Monday, September 17, 2007

Too slow to pray with kavannah, no matter where I pray

When I davven/pray in a synagogue such as our current local synagogue, in which many of the congregants can't read Hebrew and/or are irregular attendees, I can't expect the rabbi and cantor to wait for me to finish praying the Musaf Amidah prayer on Rosh Hashanah or Yom Kippur before the cantor begins chanting the repetition of that prayer, lest the rest of the congregation get bored.

If I davvened in a synagogue in which the majority of the congregants were Yeshiva graduates who could davven at blinding speed, I wouldn't expect the rabbi and cantor to wait for me to finish praying the Musaf Amidah prayer on Rosh Hashanah or Yom Kippur before the cantor began chanting the repetition of that prayer, lest the rest of the congregation get bored.

So I end up racing like mad and davenning/praying parts of the Musaf Amidah in English because that's the only way I can possibly "catch up" in time for the U-n'taneh Tokef prayer, which I love.

The upshot is that I davven with less kavannah (focus, intent) on the Yamim Noraim/High Holidays than on an ordinary Shabbat/Sabbath. Sad, isn't it?

6 Comments:

Blogger PsychoToddler said...

1. Wow, your chazzan must daven at blindingly fast speeds if he gets up to Unesane Tokef that quickly. It takes mine close to an hour. I could daven shmoneh esrei ten times and still end up waiting.

2. Nu, so daven in English.

Tue Sep 18, 09:53:00 AM 2007  
Blogger Shira Salamone said...

1. I've never actually timed it, being too busy davvening, but I'm not sure it would make much difference if my cantor were taking the same hour, given how slowly I davven--which is my point.

2. Davvening in English has advantages and drawbacks. The advantages are that I actually understand every word I'm saying, and that, obviously, I read faster in my native language. The drawback is that I may miss biblical quotations or allusions that might catch my eye (or ear) in the Hebrew. I would never have recognized the lyrics to the song "Ataher Etchem" last year in the middle of Erev Yom Kippur services if I hadn't heard the words in the same language in which the Diaspora Yeshiva Band sang them. So, either way, I win some and I lose some.

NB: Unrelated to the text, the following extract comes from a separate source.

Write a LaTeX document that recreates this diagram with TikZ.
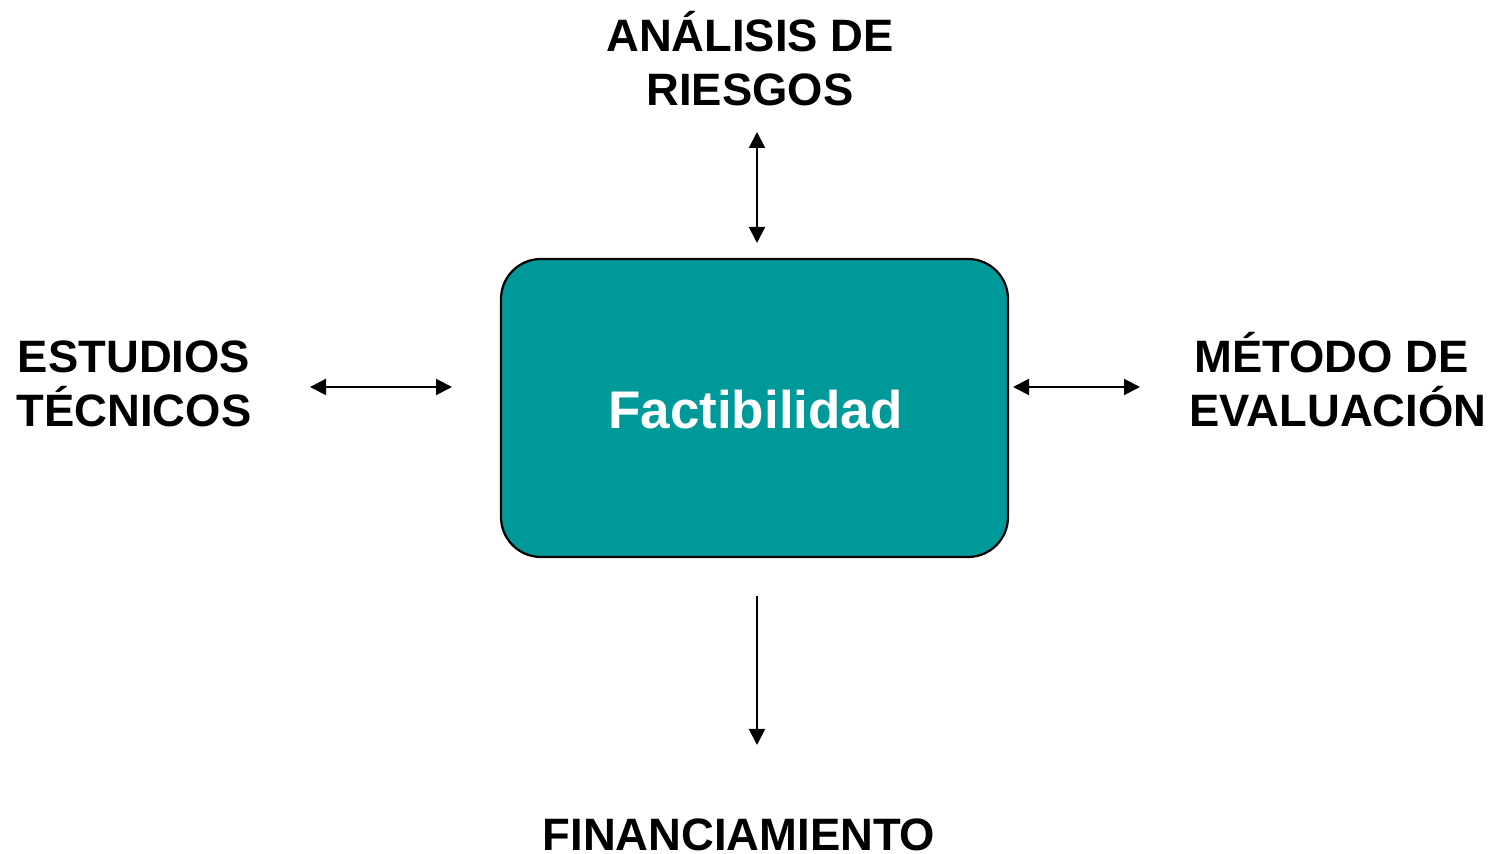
\documentclass[tikz,border=0pt]{standalone}
\usepackage{fontspec}
\setmainfont{Liberation Sans}
\usetikzlibrary{arrows.meta}
\definecolor{teal1}{HTML}{009999}
\tikzset{
  lbl/.style={font=\fontsize{22.7}{27}\selectfont\bfseries, align=center, inner sep=0pt, text=black},
  mainbox/.style={draw=black, line width=1.1pt, fill=teal1, rounded corners=20pt, minimum width=253.5pt, minimum height=149pt, inner sep=0pt},
  link/.style={line width=1pt, draw=black},
  dbl/.style={link, {Triangle[length=8pt,width=8pt]}-{Triangle[length=8pt,width=8pt]}},
  sgl/.style={link, -{Triangle[length=8pt,width=8pt]}}
}
\begin{document}
\begin{tikzpicture}[x=0.5pt,y=-0.5pt]
\useasboundingbox (0,0) rectangle (1496,854);
\node[mainbox] (box) at (754.5,408) {};
\node[font=\fontsize{26.5}{30}\selectfont\bfseries, text=white, inner sep=0pt] (fact) at (755.5,410) {Factibilidad};
\node[lbl] (top) at (750,59) {ANÁLISIS DE\\RIESGOS};
\node[lbl] (left) at (134,384) {ESTUDIOS\\TÉCNICOS};
\node[lbl] (right) at (1338,380) {MÉTODO DE\hspace{0.278em}\mbox{}\\EVALUACIÓN};
\node[lbl] (bottom) at (739,835) {FINANCIAMIENTO};
\coordinate (t1) at (757,132);
\coordinate (t2) at (757,243);
\coordinate (l1) at (310,387);
\coordinate (l2) at (452,387);
\coordinate (r1) at (1013,387);
\coordinate (r2) at (1140,387);
\coordinate (b1) at (757,596);
\coordinate (b2) at (757,745);
\draw[dbl] (t1) -- (t2);
\draw[dbl] (l1) -- (l2);
\draw[dbl] (r1) -- (r2);
\draw[sgl] (b1) -- (b2);
\end{tikzpicture}
\end{document}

Tue Sep 18, 07:36:00 PM 2007  
Anonymous westbankmama said...

I think you should daven at your own pace, in whatever language you find most meaningful. When the Cantor sings Utane Tokef, stop to listen, and when he finishes go on to finish your Amidah.

Of course if you went to an Orthodox shul, the person davening has to wait for the Rabbi to finish, and in most shuls the Rabbi takes a very long time - not because he can't say the words quickly, but because he is saying everyone with so much kavannah.

Gmar Chatima Tova,

Thu Sep 20, 06:35:00 AM 2007  
Blogger Shira Salamone said...

"Stop to listen." Perhaps I didn't explain the problem clearly enough. I'm a singer by nature, and having to stand "schtum" (silent) for several minutes while everyone else in the entire sanctuary was singing "B'rosh shanah yikateivun . . ." would be like water torture. Did I ever mention how much I *hate* going to synagogue with laryngitis? When I can't sing, I always feel so excluded that I might as stay home and davven alone (bi-y'chidut?).

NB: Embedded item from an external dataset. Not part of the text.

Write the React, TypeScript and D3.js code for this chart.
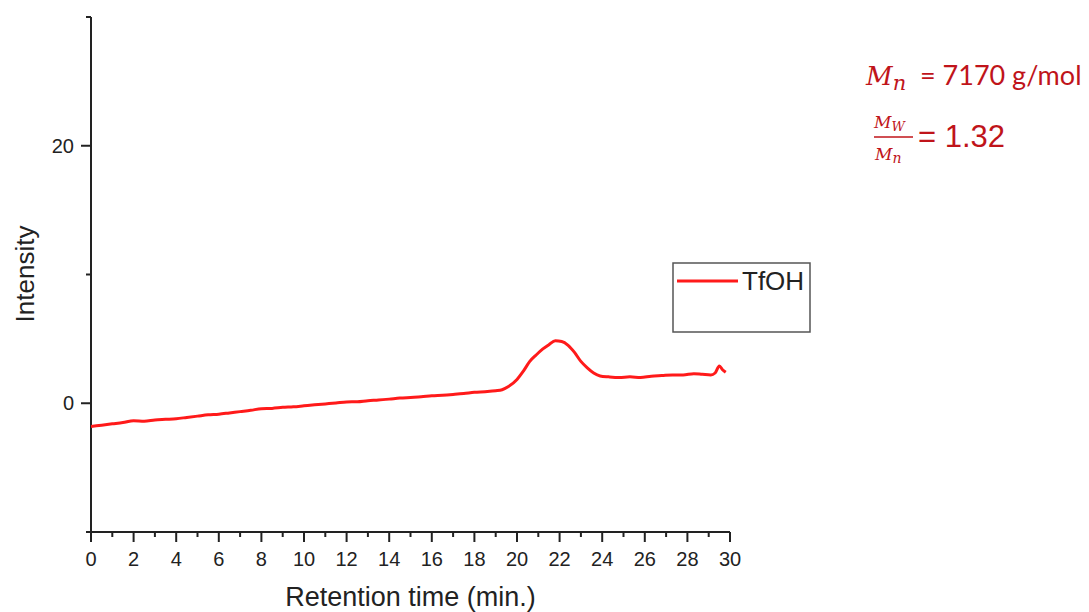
import React from "react";
import * as d3 from "d3";

const retentionTime: number[] = [0,0.5,1,1.5,2,2.5,3,3.5,4,4.5,5,5.5,6,6.5,7,7.5,8,8.5,9,9.5,10,10.5,11,11.5,12,12.5,13,13.5,14,14.5,15,15.5,16,16.5,17,17.5,18,18.5,19,19.3,19.6,20,20.3,20.6,20.9,21.2,21.5,21.8,22.1,22.4,22.7,23,23.3,23.6,23.9,24.3,24.8,25.3,25.8,26.3,26.8,27.3,27.8,28.3,28.7,29.1,29.3,29.5,29.65,29.8];
const intensity: number[] = [-1.8,-1.7,-1.6,-1.5,-1.35,-1.4,-1.3,-1.25,-1.2,-1.1,-1.0,-0.9,-0.85,-0.75,-0.65,-0.55,-0.42,-0.4,-0.32,-0.28,-0.2,-0.12,-0.05,0.02,0.1,0.12,0.2,0.25,0.32,0.4,0.45,0.5,0.58,0.62,0.68,0.75,0.85,0.9,0.97,1.05,1.3,1.85,2.5,3.25,3.75,4.2,4.55,4.85,4.8,4.5,3.95,3.25,2.75,2.35,2.12,2.05,2.0,2.05,2.0,2.1,2.15,2.2,2.2,2.3,2.25,2.2,2.35,2.9,2.6,2.4];
const xTicks: number[] = [0,2,4,6,8,10,12,14,16,18,20,22,24,26,28,30];
const xMinorTicks: number[] = [1,3,5,7,9,11,13,15,17,19,21,23,25,27,29];
const yTicks: number[] = [0, 20];
const yMinorTicks: number[] = [-10, 10, 30];
const seriesName = "TfOH";

const W = 1089, H = 612;
const left = 91, right = 730, top = 17, bottom = 532;
const axisFont = "'Liberation Sans', Arial, sans-serif";
const mathFont = "'DejaVu Serif', 'Liberation Serif', serif";
const annColor = "#c0141a";

export default function App() {
  const x = d3.scaleLinear().domain([0, 30]).range([left, right]);
  const y = d3.scaleLinear().domain([-10, 30]).range([bottom, top]);
  const pts: [number, number][] = retentionTime.map((t, i) => [t, intensity[i]]);
  const line = d3.line<[number, number]>().x(d => x(d[0])).y(d => y(d[1])).curve(d3.curveMonotoneX);
  const axisColor = "#222";
  return (
    <svg width={W} height={H} style={{ position: "absolute", left: 0, top: 0, background: "#fff" }}>
      {/* axes */}
      <line x1={left} y1={top} x2={left} y2={bottom} stroke={axisColor} strokeWidth={2} />
      <line x1={left} y1={bottom} x2={right} y2={bottom} stroke={axisColor} strokeWidth={2} />
      {xTicks.map(t => (
        <g key={"xt" + t}>
          <line x1={x(t)} x2={x(t)} y1={bottom} y2={bottom + 10} stroke={axisColor} strokeWidth={2} />
          <text x={x(t)} y={bottom + 34} textAnchor="middle" fontFamily={axisFont} fontSize={20} fill="#222">{t}</text>
        </g>
      ))}
      {xMinorTicks.map(t => (
        <line key={"xm" + t} x1={x(t)} x2={x(t)} y1={bottom} y2={bottom + 5} stroke={axisColor} strokeWidth={2} />
      ))}
      {yTicks.map(t => (
        <g key={"yt" + t}>
          <line x1={left - 10} x2={left} y1={y(t)} y2={y(t)} stroke={axisColor} strokeWidth={2} />
          <text x={left - 17} y={y(t) + 7} textAnchor="end" fontFamily={axisFont} fontSize={20} fill="#222">{t}</text>
        </g>
      ))}
      {yMinorTicks.map(t => (
        <line key={"ym" + t} x1={left - 5} x2={left} y1={y(t)} y2={y(t)} stroke={axisColor} strokeWidth={2} />
      ))}
      <text x={(left + right) / 2} y={606} textAnchor="middle" fontFamily={axisFont} fontSize={27} fill="#222">Retention time (min.)</text>
      <text transform={`translate(34, 274) rotate(-90)`} textAnchor="middle" fontFamily={axisFont} fontSize={26} fill="#222">Intensity</text>
      {/* series */}
      <path d={line(pts) || ""} fill="none" stroke="#ff1a1a" strokeWidth={3} strokeLinejoin="round" />
      {/* legend */}
      <rect x={673} y={263} width={137} height={69} fill="#fff" stroke="#555" strokeWidth={1.5} />
      <line x1={677} x2={738} y1={281} y2={281} stroke="#ff1a1a" strokeWidth={3} />
      <text x={742} y={290} fontFamily={axisFont} fontSize={26} fill="#222">{seriesName}</text>
      {/* annotation */}
      <g fill={annColor}>
        <text x={866} y={85}>
          <tspan fontFamily={mathFont} fontStyle="italic" fontSize={26}>M</tspan>
          <tspan fontFamily={mathFont} fontStyle="italic" fontSize={21} dy={5}>n</tspan>
        </text>
        <text x={920} y={85} fontFamily="Lato, 'Open Sans', sans-serif" fontSize={27}>= 7170 g/mol</text>
        <text x={874} y={128} fontFamily={mathFont} fontStyle="italic" fontSize={17}>M<tspan fontSize={13} dy={3}>W</tspan></text>
        <line x1={874} x2={913} y1={137} y2={137} stroke={annColor} strokeWidth={1.4} />
        <text x={875} y={160} fontFamily={mathFont} fontStyle="italic" fontSize={17}>M<tspan fontSize={14} dy={3}>n</tspan></text>
        <text x={918} y={147} fontFamily={axisFont} fontSize={31}>= 1.32</text>
      </g>
    </svg>
  );
}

"Of course if you went to an Orthodox shul, the person davening has to wait for the Rabbi to finish, and in most shuls the Rabbi takes a very long time . . ." Do you mean that, in some Orthodox synagogues, the Rabbi might actually davven more slowly than I do, or, at least, slowly enough that my so-called speed might come within hailing range of his? That possibility had never occurred to me. Thanks for mentioning it. (Knocks on mechitzah: "Hey Mark/PT, wake up!" :) )

Thu Sep 20, 01:34:00 PM 2007  
Anonymous woodrow said...

I daven the Amidah in English, and I still find that EVEN IN ENGLISH I am too slow for a lot of shuls most days. (In the mid-sized city where I live, too slow for my Conservative shul, but just right for my Orthodox one).

Thu Sep 20, 11:44:00 PM 2007  
Blogger Shira Salamone said...

Woodrow, I think that this particular problem with Conservative synagogues dates back to the 1950s, when decorum became an important principle in Conservative worship. My assumption is that the rabbis and cantors feel under pressure to accommodate the many congregants who attend services rarely, or only on the Yamim Noraim/High Holidays, who can't read Hebrew and/or don't understand and/or respect the structure of a service, for fear that the talking that goes on while many people are impatiently waiting will, eventually, get loud enough to create an atmosphere lacking in dignity. I think that may account for your davvening speed meshing more with that in an Orthodox synagogue than in a Conservative one.